Building a circle of support

By June Yong | 30 June 2021

“Unlike mums who quite naturally gather and find their own communities of support, fathers may not do that so naturally.” – father of a young child

The statement shared above by a young father Joel Ong, 33, seems to accurately reflect the situation that many dads face.

As men may struggle more with being vulnerable to others, they may have the tendency to keep their troubles to themselves rather than actively reaching out to connect or find help.

This goes especially for introverted fathers, like Joel himself. He explained, “I am a rather introverted person by nature – so when parenthood came around, I didn’t know who to turn to, and who could relate to my everyday struggles.”

A recent survey conducted by Focus on the Family Singapore of 350 fathers found that dads are getting more involved in child-rearing at home. During the recent Phase 2 (Heightened Alert), more than half of the fathers said that they had grown closer to their children. More than two in five dads have also increased their involvement at home.

These are all positive signs that we should acknowledge, but the struggles a new dad faces are real. When the going gets tough, who do fathers turn to? And how can they get more practical or emotional support?

“I don’t believe that parents were meant to go through this journey alone.”

Here are 5 strategies that will help you P.R.E.S.S on:

  • P. Partner with your spouse
    Gaius Ng, 40, is dad to Noah, 5, and Zoe, 3. When the parenting journey got bumpy for him – in the early years of parenting Noah who had feeding and speech difficulties – he turned to his wife and his Christian faith for support.

    “We sought the advice of many health specialists, some of whom really left a mark in that particular season and provided us with a lot of assurance and perspectives. However, at the end of the day, it still fell back on my wife and I to process the information with God and surrender our concerns to Him.”

    On rough days, he also found it helpful when his wife helped to put the day’s happenings into perspective, making his fathering experience less discouraging for him.
  • R. Recognise that you don't need to do it alone
    Perhaps the first step toward finding a circle of support is actually just deciding that parenthood is not a lone ranger’s journey. As Joel articulated, “Parenthood can be a lonely road, but both dads and mums need to actively seek their communities of support – I don’t believe that parents were meant to go through this journey alone.”

    When Joel’s daughter grew older, he managed to connect to a few other dads. And he found it so liberating to hear that his struggles were not unique.

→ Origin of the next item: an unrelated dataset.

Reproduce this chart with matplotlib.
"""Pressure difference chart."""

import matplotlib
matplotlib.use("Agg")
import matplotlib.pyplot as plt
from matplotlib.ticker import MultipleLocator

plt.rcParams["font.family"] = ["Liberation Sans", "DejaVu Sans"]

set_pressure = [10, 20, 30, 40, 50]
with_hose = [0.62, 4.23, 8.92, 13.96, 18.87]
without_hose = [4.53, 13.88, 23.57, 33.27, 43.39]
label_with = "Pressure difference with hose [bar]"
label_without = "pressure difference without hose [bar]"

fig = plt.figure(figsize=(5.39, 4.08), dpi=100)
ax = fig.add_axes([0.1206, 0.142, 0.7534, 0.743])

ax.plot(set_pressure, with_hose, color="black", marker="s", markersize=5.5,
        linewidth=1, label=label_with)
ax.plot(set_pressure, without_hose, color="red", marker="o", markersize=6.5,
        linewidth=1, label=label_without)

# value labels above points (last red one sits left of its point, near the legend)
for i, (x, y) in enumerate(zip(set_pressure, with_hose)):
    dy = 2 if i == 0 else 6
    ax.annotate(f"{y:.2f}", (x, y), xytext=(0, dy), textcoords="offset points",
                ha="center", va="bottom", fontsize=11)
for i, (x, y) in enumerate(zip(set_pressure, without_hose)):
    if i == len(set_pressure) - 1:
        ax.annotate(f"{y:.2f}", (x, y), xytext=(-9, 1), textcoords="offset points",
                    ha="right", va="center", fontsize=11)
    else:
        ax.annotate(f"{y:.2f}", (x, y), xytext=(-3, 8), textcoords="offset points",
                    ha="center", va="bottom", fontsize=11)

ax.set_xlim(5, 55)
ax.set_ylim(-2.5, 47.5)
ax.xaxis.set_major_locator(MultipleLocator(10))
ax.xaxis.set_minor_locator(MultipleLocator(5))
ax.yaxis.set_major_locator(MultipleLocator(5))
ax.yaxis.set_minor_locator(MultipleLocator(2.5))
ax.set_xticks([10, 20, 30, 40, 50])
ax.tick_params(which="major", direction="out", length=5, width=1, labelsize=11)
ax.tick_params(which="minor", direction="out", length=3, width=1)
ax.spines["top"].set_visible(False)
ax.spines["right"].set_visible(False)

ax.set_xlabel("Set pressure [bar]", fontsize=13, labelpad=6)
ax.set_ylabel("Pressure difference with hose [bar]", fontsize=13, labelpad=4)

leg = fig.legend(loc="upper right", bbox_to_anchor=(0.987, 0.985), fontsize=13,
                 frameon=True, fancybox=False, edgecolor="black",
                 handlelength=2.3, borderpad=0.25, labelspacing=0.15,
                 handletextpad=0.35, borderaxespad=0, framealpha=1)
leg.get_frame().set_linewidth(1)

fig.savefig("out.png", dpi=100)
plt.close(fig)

    “It helps me have a wider perspective of being a dad. Hence I do it intentionally, and I try to open up so I can learn and thrive.”

  • E. Expect to learn from others
    In the early days of parenting, it can feel like an uphill climb, and it’s common for parents to have more questions than answers.

    Gaius shared that having support means that he can learn from the experiences of others. “Although dads are naturally not chatty or find it difficult to pour out frustrations easily, I personally see a benefit in having support. It helps me have a wider perspective of being a dad. Hence I do it intentionally, whether among friends or family, and try to open up so I can learn and thrive.”
  • S. Seek out dads in a similar life stage
    While it may be intuitive to seek the advice of old-timer dads who are further along in their fathering journey, so you can learn from their past experiences, Joel thinks that it is even more crucial (and practical) to connect with parents who are at the same life-stage as you - because they would be able to commiserate with your experiences.

    As Joel elaborated, “I have a couple of friends who are dads of very young children, so I text them from time to time. Also my wife and I try to meet up with other parents of young children – and we always find that such sessions are so precious and life-giving to our parenting journey.”
  • S. Start connecting even before baby arrives
    In fact, you may want to kickstart the process of connecting with other fathers before the baby even arrives. “Parenthood is such a drastic life change, and I felt that it was such a whirlwind of changes that I struggled to cope with,” explained Joel.

    So it is never too early to think about who will be in your circle of support, whether it’s family or friends.

Dads, we hope these tips empower you to PRESS ON. It’s normal to feel overwhelmed or exhausted after welcoming a new child into the world. While you may want to be a hands-on and involved father, conflicting pressures may sometimes arise from work or other areas of life.

If you find yourself in this position, don’t hesitate to reach out to someone just to chat or get some practical help. You never know but one day you might be a source of support to a fellow father who’s feeling lonely or overwhelmed too.